October 2, 2015 / 10:02 PM / 4 years ago

Ex-CEO who challenged SEC in-house court must pay $4.2 million

(Reuters) - A former chief executive of Assisted Living Concepts Inc was ordered to pay $4.2 million on Friday after losing a closely-watched challenge to the U.S. Securities and Exchange Commission’s use of in-house enforcement proceedings.

An SEC administrative law judge ruled that Laurie Bebo, the former CEO, had engaged in a fraudulent scheme by listing fake occupants at some of the company’s senior citizen residences to avoid a default under the teams of the facilities’ lease.

SEC Administrative Law Judge Cameron Elliot ruled that Bebo deserved the “greatest possible sanction,” given the egregiousness of her conduct at Menomonee Falls, Wisconsin-based Assisted Living Concepts from 2009 to 2012.

Even on the witness stand, he said, Bebo’s testimony “largely amounted to a fairy tale.”

“The simple truth is that Bebo concocted an elaborate fiction, started telling it over six years ago, and has never stopped,” Elliot wrote.

The judge ruled that Bebo must pay a $4.2 million civil penalty. He also ordered her barred from acting as an officer or director any securities issuer.

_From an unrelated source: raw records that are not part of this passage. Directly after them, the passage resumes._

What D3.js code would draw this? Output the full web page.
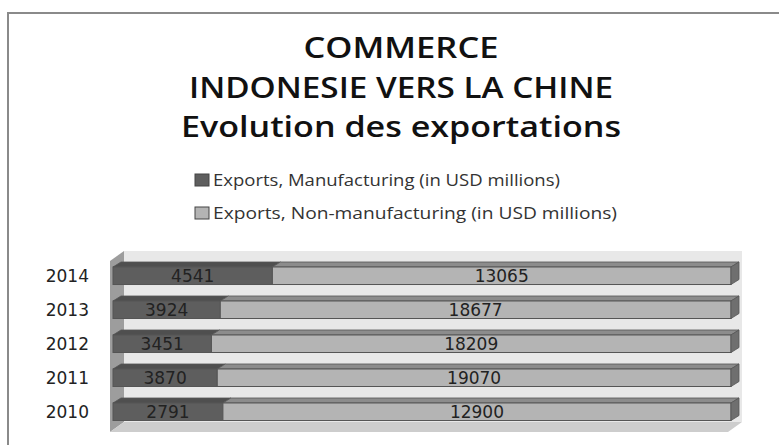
<!DOCTYPE html>
<html>
<head>
<meta charset="utf-8">
<script src="https://cdn.jsdelivr.net/npm/d3@7"></script>
<style>
  html, body { margin: 0; padding: 0; background: #fff; }
  svg { display: block; }
</style>
</head>
<body>
<div id="chart"></div>
<script>
// data
var years = ['2010', '2011', '2012', '2013', '2014']
var manufacturing = [2791, 3870, 3451, 3924, 4541]
var nonManufacturing = [12900, 19070, 18209, 18677, 13065]
var seriesNames = [
  'Exports, Manufacturing (in USD millions)',
  'Exports, Non-manufacturing (in USD millions)'
]
var titleLines = ['COMMERCE', 'INDONESIE VERS LA CHINE', 'Evolution des exportations']

var width = 779, height = 445
var svg = d3.select('#chart').append('svg').attr('width', width).attr('height', height)

// frame (top and left edge visible)
svg.append('path')
  .attr('d', 'M8,' + height + 'V13H' + width)
  .attr('fill', 'none').attr('stroke', '#8a8a8a').attr('stroke-width', 2)

// title
var titleY = [58, 98, 137], titleW = [195, 424, 440]
svg.selectAll('text.title').data(titleLines).join('text')
  .attr('class', 'title')
  .attr('x', 401).attr('y', (d, i) => titleY[i])
  .attr('text-anchor', 'middle')
  .attr('font-family', 'Open Sans, sans-serif').attr('font-weight', 600)
  .attr('font-size', 28).attr('fill', '#111')
  .attr('textLength', (d, i) => titleW[i]).attr('lengthAdjust', 'spacingAndGlyphs')
  .text(d => d)

var fronts = ['#5e5e5e', '#b4b4b4']
var tops = ['#4f4f4f', '#8c8c8c']

// legend
var leg = svg.selectAll('g.leg').data(seriesNames).join('g')
  .attr('class', 'leg')
  .attr('transform', (d, i) => 'translate(195,' + (180 + i * 33) + ')')
leg.append('rect')
  .attr('x', 0).attr('y', -6).attr('width', 14).attr('height', 12)
  .attr('fill', (d, i) => fronts[i]).attr('stroke', '#444')
leg.append('text')
  .attr('x', 18).attr('y', 6)
  .attr('font-family', 'Open Sans, sans-serif').attr('font-size', 16).attr('fill', '#333')
  .attr('textLength', (d, i) => [347, 404][i]).attr('lengthAdjust', 'spacingAndGlyphs')
  .text(d => d)

// scales
var x = d3.scaleLinear().domain([0, 1]).range([113, 731])
var y = d3.scaleBand().domain(years.slice().reverse())
  .range([250, 437.5]).paddingInner(0.485).paddingOuter(0.5)

// walls
var wd = {dx: 14, dy: -10}
var wx0 = 110, wx1 = 728, wyTop = 261, wyBot = 432
svg.append('polygon') // back wall
  .attr('points', [[wx0 + wd.dx, wyTop + wd.dy], [wx1 + wd.dx, wyTop + wd.dy], [wx1 + wd.dx, wyBot + wd.dy], [wx0 + wd.dx, wyBot + wd.dy]].join(' '))
  .attr('fill', '#e8e8e8')
svg.append('polygon') // side wall
  .attr('points', [[wx0, wyTop], [wx0 + wd.dx, wyTop + wd.dy], [wx0 + wd.dx, wyBot + wd.dy], [wx0, wyBot]].join(' '))
  .attr('fill', '#9d9d9d')
svg.append('polygon') // floor
  .attr('points', [[wx0, wyBot], [wx0 + wd.dx, wyBot + wd.dy], [wx1 + wd.dx, wyBot + wd.dy], [wx1, wyBot]].join(' '))
  .attr('fill', '#cdcdcd')

// stacked 100% bars
var table = years.map((yr, i) => ({year: yr, m: manufacturing[i], n: nonManufacturing[i]}))
var stack = d3.stack().keys(['m', 'n']).offset(d3.stackOffsetExpand)(table)

var bd = {dx: 8, dy: -5}

stack.forEach(function(series, si) {
  series.forEach(function(seg) {
    var x0 = x(seg[0]), x1 = x(seg[1])
    var y0 = y(seg.data.year), h = y.bandwidth()
    var g = svg.append('g')
    g.append('polygon')
      .attr('points', [[x0, y0], [x0 + bd.dx, y0 + bd.dy], [x1 + bd.dx, y0 + bd.dy], [x1, y0]].join(' '))
      .attr('fill', tops[si]).attr('stroke', '#555').attr('stroke-width', 0.8)
    g.append('rect')
      .attr('x', x0).attr('y', y0).attr('width', x1 - x0).attr('height', h)
      .attr('fill', fronts[si]).attr('stroke', '#555').attr('stroke-width', 1)
    if (si === stack.length - 1) {
      g.append('polygon')
        .attr('points', [[x1, y0], [x1 + bd.dx, y0 + bd.dy], [x1 + bd.dx, y0 + h + bd.dy], [x1, y0 + h]].join(' '))
        .attr('fill', '#6f6f6f').attr('stroke', '#555').attr('stroke-width', 0.8)
    }
    g.append('text')
      .attr('x', (x0 + x1) / 2).attr('y', y0 + h / 2 + 6)
      .attr('text-anchor', 'middle')
      .attr('font-family', 'DejaVu Sans, sans-serif').attr('font-size', 17).attr('fill', '#222')
      .text(seg.data[series.key])
  })
})

// year labels
svg.append('g').selectAll('text').data(years).join('text')
  .attr('x', 89).attr('y', d => y(d) + y.bandwidth() / 2 + 6)
  .attr('text-anchor', 'end')
  .attr('font-family', 'DejaVu Sans, sans-serif').attr('font-size', 17).attr('fill', '#222')
  .text(d => d)
</script>
</body>
</html>
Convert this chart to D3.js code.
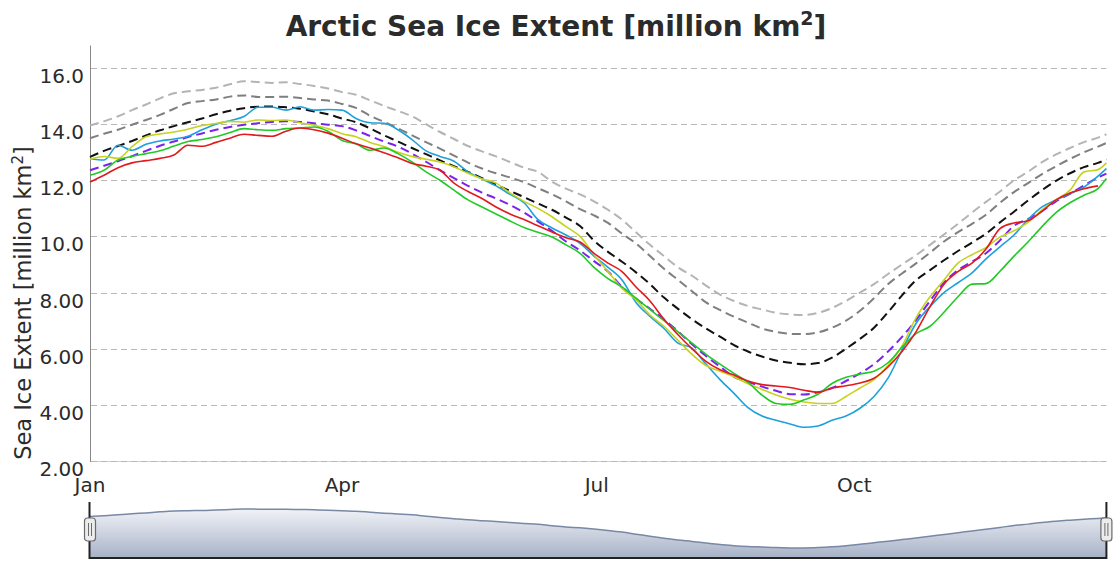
<!DOCTYPE html>
<html>
<head>
<meta charset="utf-8">
<script src="https://cdn.jsdelivr.net/npm/d3@7"></script>
<style>
html,body{margin:0;padding:0;background:#fff;}
svg{display:block;}
text{font-family:"DejaVu Sans","Noto Sans",sans-serif;fill:#2b2b2b;}
</style>
</head>
<body>
<svg id="chart" width="1120" height="569"></svg>
<script>
// ---- data (day of year, values in million km²) ----
const days = [0,5,10,15,20,25,30,35,40,45,50,55,60,65,70,75,80,85,90,95,100,105,110,115,120,125,130,135,140,145,150,155,160,165,170,175,180,185,190,195,200,205,210,215,220,225,230,235,240,245,250,255,260,265,270,275,280,285,290,295,300,305,310,315,320,325,330,335,340,345,350,355,360,363];

const avg1980s = [13.95,14.1,14.28,14.5,14.7,14.92,15.1,15.17,15.22,15.3,15.42,15.53,15.5,15.47,15.49,15.43,15.36,15.27,15.14,15.05,14.85,14.65,14.47,14.28,14.0,13.72,13.47,13.22,13.03,12.85,12.65,12.45,12.3,11.95,11.7,11.5,11.25,10.95,10.6,10.15,9.7,9.3,8.9,8.6,8.25,7.93,7.7,7.52,7.4,7.28,7.22,7.2,7.28,7.45,7.7,8.0,8.3,8.66,9.0,9.33,9.7,10.07,10.45,10.85,11.23,11.6,12.0,12.3,12.65,12.92,13.15,13.36,13.52,13.64];
const avg1990s = [13.5,13.66,13.8,13.98,14.15,14.33,14.55,14.75,14.82,14.88,14.98,15.02,14.97,14.97,14.98,14.93,14.88,14.84,14.72,14.58,14.3,14.08,13.85,13.6,13.36,13.13,12.88,12.63,12.42,12.25,12.1,11.93,11.72,11.5,11.25,10.97,10.75,10.48,10.1,9.75,9.3,8.85,8.45,8.05,7.65,7.38,7.14,6.93,6.72,6.6,6.53,6.52,6.58,6.75,7.0,7.35,7.8,8.3,8.68,9.04,9.42,9.82,10.15,10.45,10.77,11.2,11.58,11.9,12.22,12.5,12.76,13.0,13.2,13.33];
const avg2000s = [12.83,13.05,13.22,13.4,13.6,13.78,13.93,14.07,14.2,14.35,14.48,14.57,14.62,14.63,14.6,14.55,14.45,14.35,14.2,14.07,13.85,13.6,13.38,13.15,12.93,12.71,12.5,12.3,12.08,11.85,11.62,11.4,11.17,10.95,10.67,10.37,9.85,9.45,9.1,8.72,8.3,7.82,7.42,7.05,6.72,6.43,6.13,5.9,5.72,5.58,5.5,5.45,5.49,5.68,6.0,6.35,6.75,7.3,7.9,8.44,8.8,9.15,9.48,9.78,10.1,10.5,10.88,11.28,11.65,11.98,12.25,12.47,12.62,12.74];
const avg2010s = [12.36,12.52,12.68,12.86,13.05,13.23,13.38,13.54,13.67,13.8,13.9,13.98,14.03,14.08,14.1,14.08,14.03,13.98,13.93,13.78,13.58,13.38,13.2,12.95,12.66,12.36,12.08,11.8,11.56,11.35,11.12,10.85,10.53,10.2,9.82,9.5,9.12,8.75,8.2,7.78,7.42,7.04,6.62,6.16,5.74,5.36,5.0,4.82,4.65,4.5,4.38,4.37,4.45,4.6,4.85,5.12,5.45,5.9,6.42,7.02,7.7,8.35,8.8,9.1,9.4,9.86,10.38,10.62,10.9,11.25,11.52,11.82,12.1,12.24];
const y2012 = [12.77,12.72,13.25,13.07,13.28,13.4,13.47,13.57,13.8,14.0,14.12,14.27,14.6,14.6,14.5,14.62,14.5,14.52,14.5,14.2,14.05,14.03,13.8,13.45,13.05,12.85,12.68,12.3,12.05,11.8,11.5,11.2,10.6,10.3,10.05,9.75,9.3,8.9,8.45,7.65,7.15,6.72,6.2,6.02,5.45,4.9,4.41,3.9,3.6,3.45,3.32,3.2,3.25,3.45,3.6,3.88,4.3,4.95,5.95,6.9,7.5,8.0,8.35,8.7,9.2,9.63,10.05,10.6,11.05,11.3,11.52,11.76,12.15,12.42];
const y2019 = [12.75,12.85,12.78,13.2,13.55,13.65,13.72,13.82,13.95,14.02,14.1,14.07,14.15,14.13,14.15,14.05,13.96,13.84,13.66,13.55,13.35,13.2,13.0,12.85,12.75,12.65,12.48,12.25,12.05,11.9,11.55,11.25,11.0,10.7,10.35,10.0,9.35,8.75,8.15,7.75,7.2,6.8,6.3,5.8,5.4,5.2,5.0,4.75,4.55,4.35,4.2,4.1,4.05,4.05,4.3,4.6,4.9,5.4,6.1,7.1,7.85,8.45,9.05,9.35,9.6,9.98,10.2,10.5,10.95,11.3,11.65,12.3,12.38,12.62];
const y2016 = [12.18,12.36,12.72,12.85,12.95,13.05,13.22,13.38,13.45,13.55,13.7,13.84,13.8,13.78,13.84,13.86,13.9,13.75,13.42,13.3,13.07,13.15,12.95,12.65,12.3,12.0,11.65,11.3,11.05,10.8,10.55,10.32,10.15,9.98,9.7,9.4,8.9,8.5,8.2,7.8,7.4,7.0,6.6,6.2,5.8,5.45,5.12,4.8,4.35,4.05,4.02,4.18,4.38,4.76,4.98,5.1,5.2,5.5,6.05,6.54,6.8,7.3,7.85,8.3,8.32,8.76,9.3,9.8,10.35,10.85,11.2,11.47,11.7,12.06];
const y2020 = [11.94,12.18,12.45,12.62,12.7,12.78,12.9,13.25,13.21,13.35,13.5,13.64,13.6,13.57,13.75,13.86,13.8,13.68,13.5,13.3,13.15,12.98,12.8,12.6,12.5,12.36,11.9,11.6,11.35,11.05,10.8,10.6,10.38,10.16,9.95,9.8,9.4,9.05,8.75,8.2,7.7,7.05,6.5,6.0,5.55,5.25,5.06,4.85,4.72,4.67,4.62,4.52,4.45,4.6,4.68,4.78,4.95,5.35,5.9,6.6,7.5,8.3,8.75,9.05,9.55,10.28,10.48,10.56,10.9,11.3,11.55,11.7,11.8,null];

const monthTicks = [0, 90, 181, 273];
const monthLabels = ["Jan", "Apr", "Jul", "Oct"];
const yTicks = [2, 4, 6, 8, 10, 12, 14, 16];
const yTickLabels = ["2.00", "4.00", "6.00", "8.00", "10.0", "12.0", "14.0", "16.0"];

// ---- drawing ----
const svg = d3.select("#chart");
const x = d3.scaleLinear().domain([0, 363]).range([90, 1106.4]);
const y = d3.scaleLinear().domain([2, 16]).range([461, 68]);
const yTop = y(16.8);

// title
const title = svg.append("text").attr("x", 556).attr("y", 36)
  .attr("text-anchor", "middle").style("font-size", "28px").style("font-weight", "bold");
title.append("tspan").text("Arctic Sea Ice Extent [million km");
title.append("tspan").text("2").attr("dy", -11).style("font-size", "19px");
title.append("tspan").text("]").attr("dy", 11);

// y axis title
const yt = svg.append("text").attr("transform", "translate(31,303) rotate(-90)")
  .attr("text-anchor", "middle").style("font-size", "22.5px");
yt.append("tspan").text("Sea Ice Extent [million km");
yt.append("tspan").text("2").attr("dy", -8).style("font-size", "15px");
yt.append("tspan").text("]").attr("dy", 8);

// x-axis base line
svg.append("line").attr("x1", 90).attr("x2", 1106.4).attr("y1", y(2) + 0.5).attr("y2", y(2) + 0.5)
  .attr("stroke", "#d0d0d0").attr("stroke-width", 1);

// grid
svg.append("g").selectAll("line").data(yTicks).join("line")
  .attr("x1", 91).attr("x2", 1106.4)
  .attr("y1", d => Math.round(y(d)) + 0.5).attr("y2", d => Math.round(y(d)) + 0.5)
  .attr("stroke", "#b8b8b8").attr("stroke-width", 1).attr("stroke-dasharray", "6,4");

// y axis line
svg.append("line").attr("x1", 90.5).attr("x2", 90.5).attr("y1", yTop).attr("y2", y(2) + 1)
  .attr("stroke", "#888").attr("stroke-width", 1);

// y tick labels
svg.append("g").selectAll("text").data(yTicks).join("text")
  .attr("x", 84).attr("y", d => y(d) + 15).attr("text-anchor", "end")
  .style("font-size", "20px").text((d, i) => yTickLabels[i]);

// x tick labels
svg.append("g").selectAll("text").data(monthTicks).join("text")
  .attr("x", d => x(d)).attr("y", 492).attr("text-anchor", "middle")
  .style("font-size", "20px").text((d, i) => monthLabels[i]);

// series
const series = [
  { name: "1980s Average", values: avg1980s, color: "#b4b4b4", dash: "9,5", width: 2 },
  { name: "1990s Average", values: avg1990s, color: "#7f7f7f", dash: "9,5", width: 2 },
  { name: "2000s Average", values: avg2000s, color: "#111111", dash: "9,5", width: 2 },
  { name: "2010s Average", values: avg2010s, color: "#7b22ee", dash: "9,5", width: 2 },
  { name: "2012", values: y2012, color: "#1ca1db", dash: null, width: 1.6 },
  { name: "2019", values: y2019, color: "#c6d21e", dash: null, width: 1.6 },
  { name: "2016", values: y2016, color: "#22c926", dash: null, width: 1.6 },
  { name: "2020", values: y2020, color: "#e01a1f", dash: null, width: 1.6 }
];

const line = d3.line()
  .defined(d => d[1] !== null)
  .x(d => x(d[0])).y(d => y(d[1]))
  .curve(d3.curveMonotoneX);

svg.append("g").selectAll("path").data(series).join("path")
  .attr("d", s => line(days.map((d, i) => [d, s.values[i]])))
  .attr("fill", "none")
  .attr("stroke", s => s.color)
  .attr("stroke-width", s => s.width)
  .attr("stroke-dasharray", s => s.dash)
  .attr("stroke-linejoin", "round");

// navigator
const defs = svg.append("defs");
const grad = defs.append("linearGradient").attr("id", "navGrad")
  .attr("x1", 0).attr("y1", 0).attr("x2", 0).attr("y2", 1);
grad.append("stop").attr("offset", "0%").attr("stop-color", "#f0f2f7");
grad.append("stop").attr("offset", "100%").attr("stop-color", "#a7b2c7");

const yN = d3.scaleLinear().domain([5.06, 17.03]).range([558, 502]);
const navData = days.map((d, i) => [d, avg1980s[i]]);
const area = d3.area().x(d => x(d[0])).y0(558).y1(d => yN(d[1])).curve(d3.curveMonotoneX);
svg.append("path").attr("d", area(navData)).attr("fill", "url(#navGrad)");
svg.append("path").attr("d", d3.line().x(d => x(d[0])).y(d => yN(d[1])).curve(d3.curveMonotoneX)(navData))
  .attr("fill", "none").attr("stroke", "#7888a5").attr("stroke-width", 1.5);

// navigator frame
svg.append("line").attr("x1", 89.5).attr("x2", 89.5).attr("y1", 502).attr("y2", 559)
  .attr("stroke", "#222").attr("stroke-width", 2);
svg.append("line").attr("x1", x(363)).attr("x2", x(363)).attr("y1", 502).attr("y2", 559)
  .attr("stroke", "#222").attr("stroke-width", 2);
svg.append("line").attr("x1", 89.5).attr("x2", x(363)).attr("y1", 558).attr("y2", 558)
  .attr("stroke", "#222").attr("stroke-width", 2);

// handles
const handles = svg.append("g").selectAll("g").data([0, 363]).join("g")
  .attr("transform", d => `translate(${x(d)},0)`);
handles.append("rect").attr("x", -5.5).attr("y", 518).attr("width", 11).attr("height", 23).attr("rx", 3)
  .attr("fill", "#ececec").attr("stroke", "#6b6b6b").attr("stroke-width", 1.2);
handles.append("line").attr("x1", -1.5).attr("x2", -1.5).attr("y1", 523).attr("y2", 536).attr("stroke", "#6b6b6b").attr("stroke-width", 1);
handles.append("line").attr("x1", 1.5).attr("x2", 1.5).attr("y1", 523).attr("y2", 536).attr("stroke", "#6b6b6b").attr("stroke-width", 1);
</script>
</body>
</html>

Andrew Ceresney, the SEC’s enforcement director, said the agency was “pleased with the ruling.” Bebo’s lawyer, Mark Cameli, declined to comment on whether she would appeal.

The ruling came after Bebo lost a closely-watched appeal in August at the 7th U.S. Circuit Court of Appeals in Chicago challenging the constitutionality of the SEC’s in-house court proceedings.[ID:nL1N10Z1LY]

The SEC has pursued more enforcement cases in-house rather than in federal court, using authority it obtained through the 2010 Dodd-Frank law.

Critics say this deprives defendants of protections they enjoy in federal court, such as the ability to take depositions, and makes it easier for the SEC to win.

Several similar lawsuits are pending that, like Bebo’s, challenge the constitutionality of the SEC’s use of administrative proceedings.

Two federal judges have ruled it is likely unconstitutional. Other courts have dismissed the cases, saying the commission itself gets the first go at hearing the issue.

In a 3-2 decision Sept. 3, the commission rejected such a constitutional challenge by an ex-radio show host, Raymond Lucia.

In his ruling on Friday, Elliot himself called Bebo’s constitutional argument “meritless,” saying she had failed to establish a violation.

The case is In the Matter of Laurie Bebo, U.S. Securities and Exchange Commission, Administrative Proceeding No. 3-16293.